Bibliographic information:
Anonymous (Sparks, Beatrice). Go ask Alice.  New York: Simon Pulse 1971.  ISBN-13:  978-0-671-66458-9 
Plot Summary:
            Written as a diary, Go Ask Alice, tells the tale of a 15 year old girl who struggles with things that all many teens struggle with such as body image and finding a partner.  During a game at a party, this girl, who remains nameless throughout the diary, gets dosed with LSD and find that she enjoys it.  She constantly has doubts about her drug use, but becomes heavily involved with drugs slowly through different contacts.  Eventually she is selling drugs, even to very young children.  She and a friend escape from their dealer boyfriends and run away to San Francisco where they work a series of jobs.  After being drugged and raped, they decide to try to get clean and the two girls open up a small shop.  Eventually the protagonist returns to her family and tries to clean up her life.

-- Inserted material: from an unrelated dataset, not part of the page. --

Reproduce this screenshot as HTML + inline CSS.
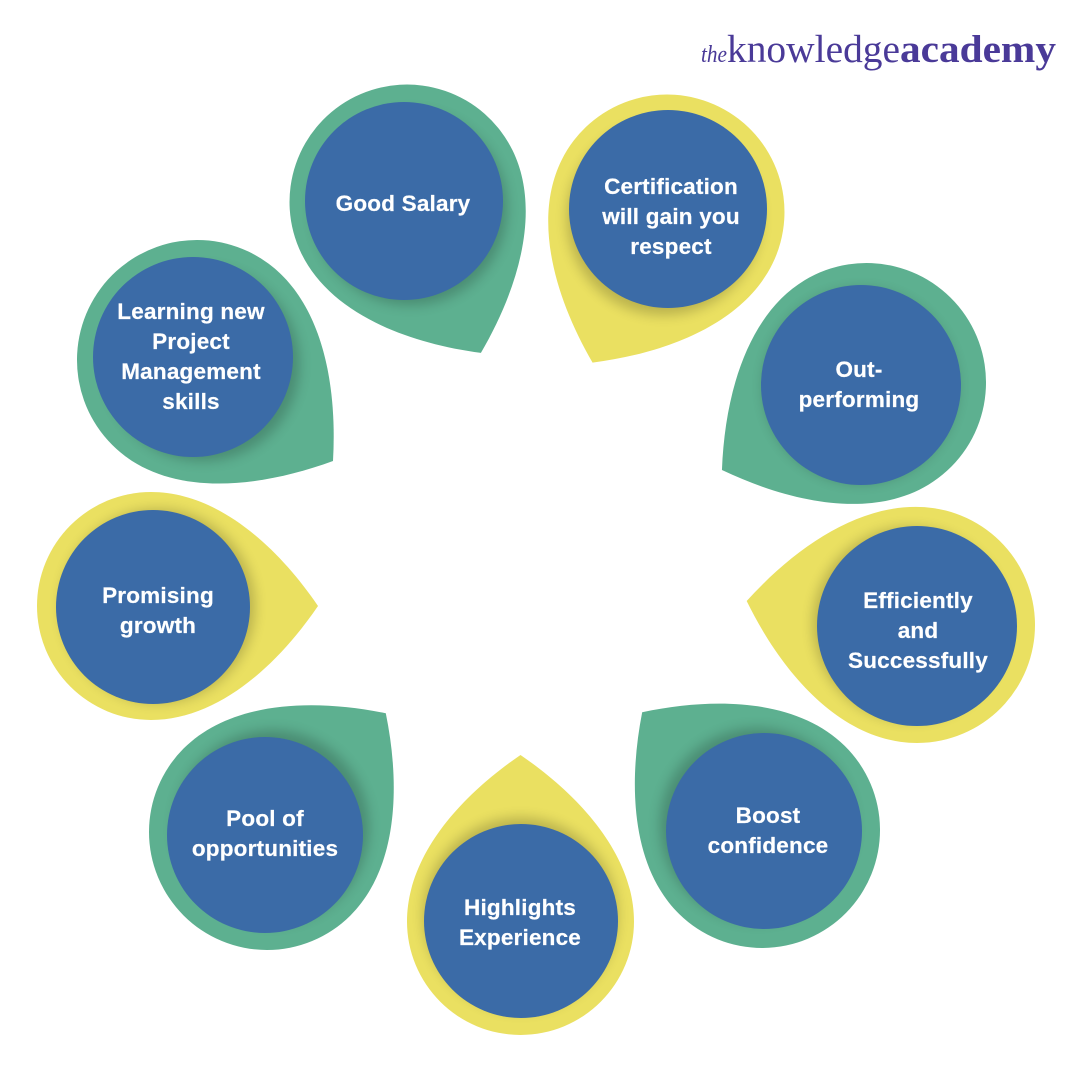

            The pull of drugs is too much for her and she runs away again and has a number of entries in the journal without dates.  These seem to be a long blank spot where she writes very strange things and travels around growing slowly insane and is often physically ill.  She returns to her family and is able to quit drugs, but is constantly hounded by the drug users at school who think that she turned traitor.  She is purposely drugged and goes temporarily insane and winds up in an institution.  Eventually, she gets out and starts to return to a routine and thought pattern much like she had before her first drug use. The journal entries end on a positive note, finding peace with her family and finding a boy she likes.  The book ends by telling that the writer of the journal died a few weeks after the last entry, possibly of a drug overdose.
Critical Evaluation:
            The book sounds like it really is a journal by a real teen that goes through the experience of getting hooked on drugs.  The journal entries change depending on the stage of strung out or sober the main character happens to be in.  In some entries the tone is that of the girl next door, and in some it is the bizarre ramblings of a mad person.  The entire time I read this book I really felt for the situation that the girl was in.  She seemed to have very little control of herself and this really comes through in the writing.  This is a powerful book, one of those that need to be read.  I can see why the book has been challenged, but this is an instance of a title that seems to have a power which transcends the questionable material in it.   
Reader’s Annotation:
Go Ask Alice is the journal of a girl who gets caught up in a cycle of drug use.  She struggles with substance abuse and tries to gain control of her life with the help of family, yet she is hounded by her past.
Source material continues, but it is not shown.